(CN) – For the third time this year, the Federal Reserve cut its key interest rate in hopes of keeping alive the longest economic expansion on record as the trade war with China rages on and global growth slows.
The central bank announced another quarter-point cut Wednesday in the benchmark short-term rate, which influences consumer and business loans from mortgages to credit cards and home equity lines of credit.
After dropping last month to a range of 1.75% to 2%, the rate is now between 1.5% and 1.75%.
The Fed said in a statement Wednesday that the decision, made in an 8-2 vote, was based on “the implications of global developments for the economic outlook as well as muted inflation pressures.”
“Job gains have been solid, on average, in recent months, and the unemployment rate has remained low. Although household spending has been rising at a strong pace, business fixed investment and exports remain weak,” the statement reads. “Market-based measures of inflation compensation remain low; survey-based measures of longer-term inflation expectations are little changed.”
While inflation has stayed below the 2% annual target, economists do not expect the central bank to cut rates again this year.
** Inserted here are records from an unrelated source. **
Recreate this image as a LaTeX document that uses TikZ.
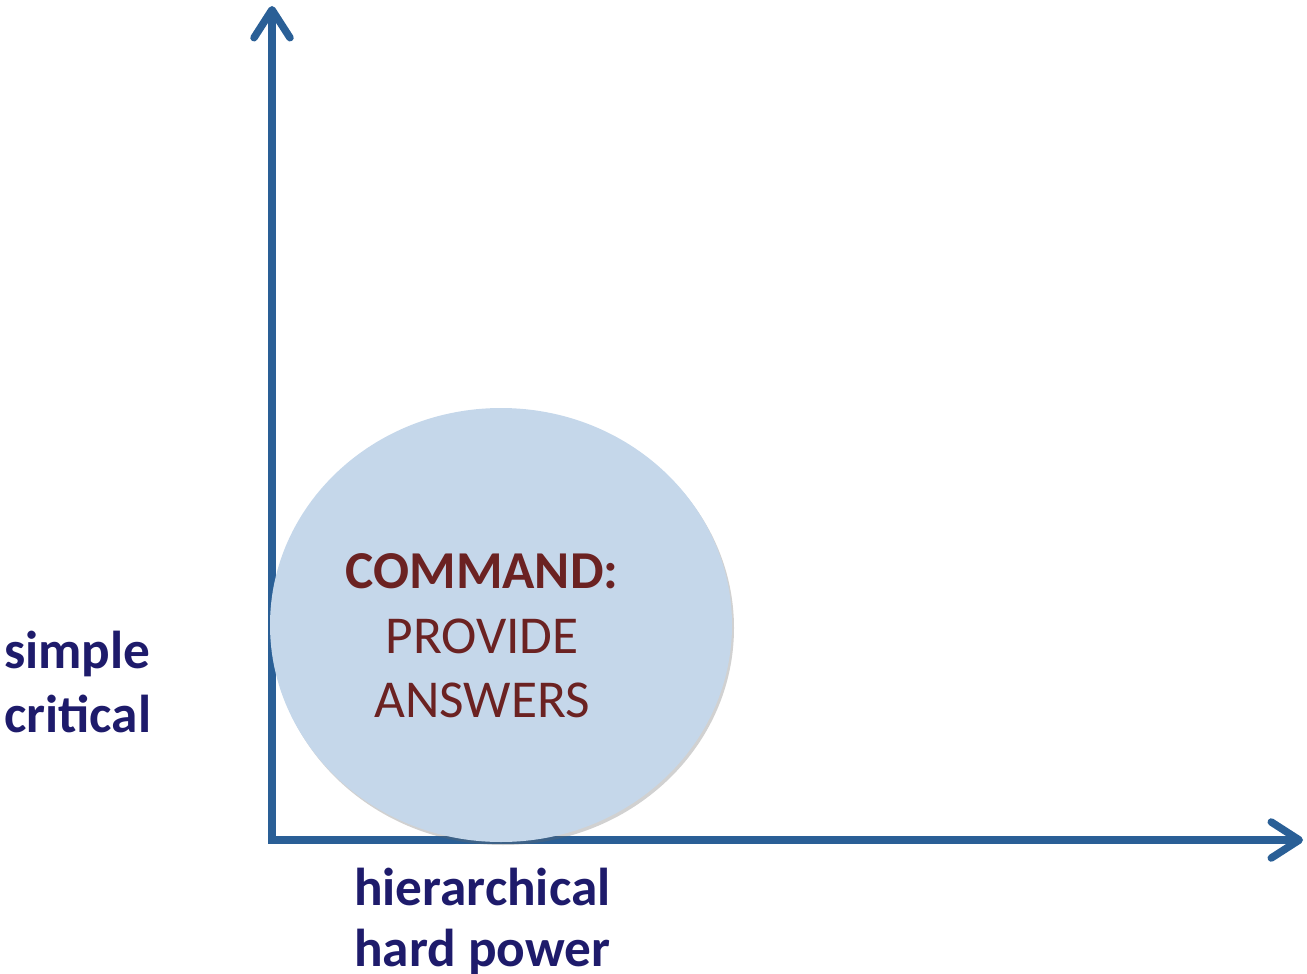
\documentclass[tikz,border=0pt]{standalone}
\usepackage{fontspec}
\setmainfont{Carlito}
\usetikzlibrary{arrows.meta,shadows,shapes.geometric}
\definecolor{axisblue}{HTML}{2A5F96}
\definecolor{ellfill}{HTML}{C5D7EA}
\definecolor{cmdred}{HTML}{6B2222}
\definecolor{navy}{HTML}{1E1B6B}
\tikzset{
  axis/.style={draw=axisblue,line width=7.5pt,line join=miter,
    {Straight Barb[length=28pt,width=36pt,line cap=round,line join=round]}-{Straight Barb[length=28pt,width=36pt,line cap=round,line join=round]}},
  bigtext/.style={font=\fontsize{53.3}{64}\selectfont,inner sep=0pt,align=left},
  axlabel/.style={bigtext,text=navy,font=\fontsize{53.3}{63}\selectfont\bfseries},
}
\begin{document}
\begin{tikzpicture}[x=1pt,y=-1pt]
\useasboundingbox (0,0) rectangle (1307,974);
\coordinate (ytip) at (272,6);
\coordinate (O) at (272,840);
\coordinate (xtip) at (1303,840);
\draw[axis] (ytip) -- (O) -- (xtip);
\node[ellipse,minimum width=462pt,minimum height=434pt,fill=ellfill,inner sep=0pt,
  drop shadow={shadow xshift=2pt,shadow yshift=-3pt,opacity=0.3,fill=black!60}] (ell) at (501,625) {};
\node[bigtext,text=cmdred,anchor=base,align=center] (cmd) at (482,588) {\bfseries COMMAND:};
\node[bigtext,text=cmdred,anchor=base] (prov) at (482,653) {PROVIDE};
\node[bigtext,text=cmdred,anchor=base] (ans) at (482,717) {ANSWERS};
\node[axlabel,anchor=base west] (simple) at (4,668) {simple};
\node[axlabel,anchor=base west] (critical) at (4,732) {critical};
\node[axlabel,anchor=base west] (hier) at (354,905) {hierarchical};
\node[axlabel,anchor=base west] (hard) at (354,966) {hard power};
\end{tikzpicture}
\end{document}
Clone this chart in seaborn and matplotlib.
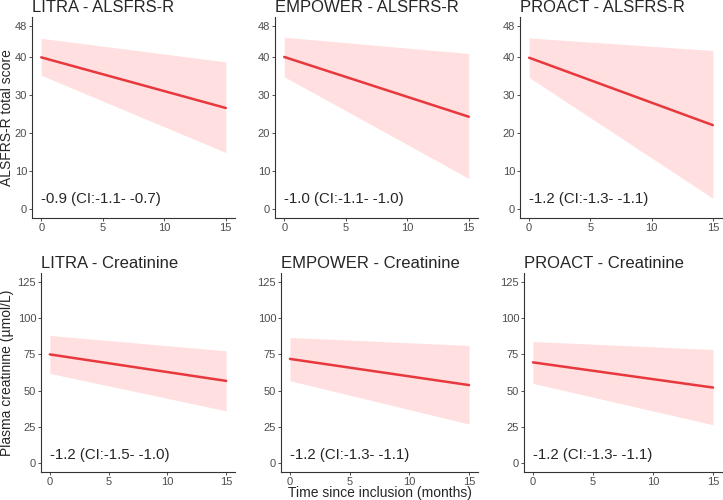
import seaborn as sns
import matplotlib.pyplot as plt
import pandas as pd
import numpy as np

# data (values at month 0 and month 15)
studies = ["LITRA", "EMPOWER", "PROACT"]
months = [0, 15]

alsfrs_fit = [[39.8, 26.5], [39.9, 24.2], [39.7, 22.0]]
alsfrs_hi = [[44.8, 38.6], [45.1, 40.8], [44.9, 41.6]]
alsfrs_lo = [[35.1, 14.8], [34.7, 8.0], [34.5, 2.8]]
alsfrs_txt = ["-0.9 (CI:-1.1- -0.7)", "-1.0 (CI:-1.1- -1.0)", "-1.2 (CI:-1.3- -1.1)"]

creat_fit = [[75.0, 56.7], [71.9, 53.8], [69.5, 52.1]]
creat_hi = [[88.1, 77.5], [86.7, 81.2], [83.9, 78.4]]
creat_lo = [[61.9, 36.0], [56.8, 26.9], [55.0, 26.4]]
creat_txt = ["-1.2 (CI:-1.5- -1.0)", "-1.2 (CI:-1.3- -1.1)", "-1.2 (CI:-1.3- -1.1)"]

sns.set_style("ticks")
plt.rcParams['font.family'] = ['Liberation Sans', 'DejaVu Sans']

line_col = "#e8383d"
band_col = "#ffdfdf"
grey = "#4d4d4d"

fig = plt.figure(figsize=(7.23, 5.00), dpi=100)
W, H = 723, 500

def px_axes(l, r, t, b):
    return fig.add_axes([l / W, 1 - b / H, (r - l) / W, (b - t) / H])

rows = [
    dict(name="ALSFRS-R", fit=alsfrs_fit, hi=alsfrs_hi, lo=alsfrs_lo, txt=alsfrs_txt,
         yticks=[0, 10, 20, 30, 40, 48], ylim=(-2.4, 50.4), ty=2.6,
         lefts=[32, 275, 520], top=17, bottom=218, ylab="ALSFRS-R total score"),
    dict(name="Creatinine", fit=creat_fit, hi=creat_hi, lo=creat_lo, txt=creat_txt,
         yticks=[0, 25, 50, 75, 100, 125], ylim=(-6.25, 131.25), ty=5.5,
         lefts=[41, 281, 524], top=273, bottom=472, ylab="Plasma creatinine (\u00b5mol/L)"),
]
rights = [235, 478, 722]

for r in rows:
    for i, study in enumerate(studies):
        ax = px_axes(r["lefts"][i], rights[i], r["top"], r["bottom"])
        df = pd.DataFrame({"month": months, "fit": r["fit"][i],
                           "lo": r["lo"][i], "hi": r["hi"][i]})
        ax.fill_between(df["month"], df["lo"], df["hi"], color=band_col, lw=0)
        sns.lineplot(data=df, x="month", y="fit", ax=ax, color=line_col, lw=1.8)
        ax.set_xlim(-0.75, 15.75)
        ax.set_ylim(*r["ylim"])
        ax.set_xticks([0, 5, 10, 15])
        ax.set_yticks(r["yticks"])
        ax.tick_params(labelsize=8, colors="#333333", length=2.5, width=0.6,
                       labelcolor=grey, pad=1)
        for s in ["left", "bottom"]:
            ax.spines[s].set_color("#333333")
            ax.spines[s].set_linewidth(0.8)
        sns.despine(ax=ax)
        ax.set_xlabel("")
        ax.set_ylabel("")
        ax.set_title(f"{study} - {r['name']}", loc="left", fontsize=12, pad=3.5)
        ax.text(0, r["ty"], r["txt"][i], ha="left", va="center", fontsize=10.8)

    fig.text(7 / W, 1 - ((r["top"] + r["bottom"]) / 2) / H, r["ylab"],
             rotation=90, ha="center", va="center", fontsize=10)

fig.text(379.5 / W, 1 - 493 / H, "Time since inclusion (months)",
         ha="center", va="center", fontsize=10)

fig.savefig("out.png", dpi=100)
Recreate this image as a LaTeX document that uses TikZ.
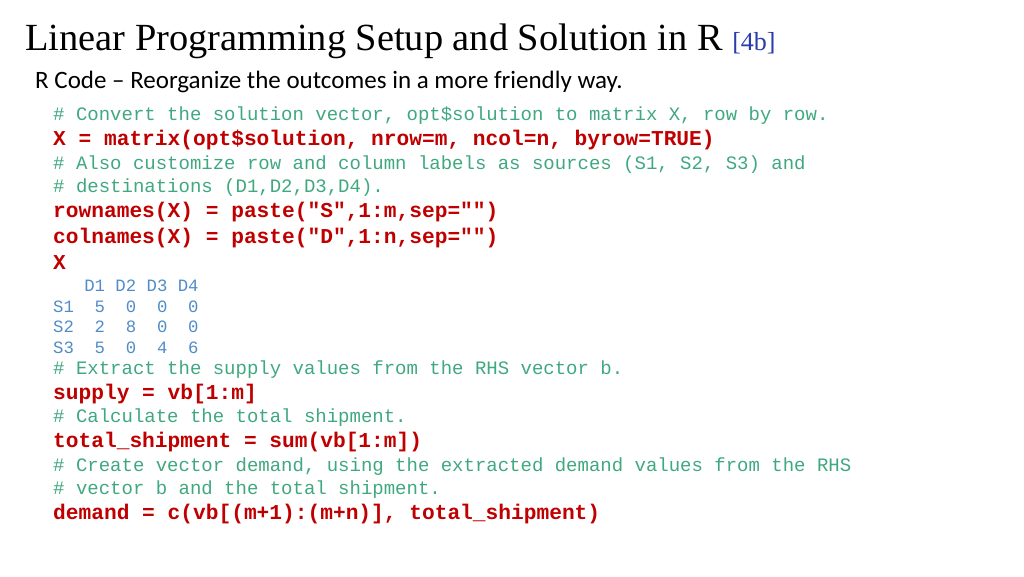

Federal Reserve Chairman Jerome Powell has indicated that the rate cuts are meant to protect against rising threats to economic stability.
President Donald Trump’s trade war with China has gone on for over a year and analysts do not expect a new trade agreement to be finalized this year.
Meanwhile, markets in Europe and Asia have seen slower growth. Britain’s impending withdrawal from the European Union could also destabilize European markets next year and affect the U.S. economy, which entered its 11th straight year of expansion this summer.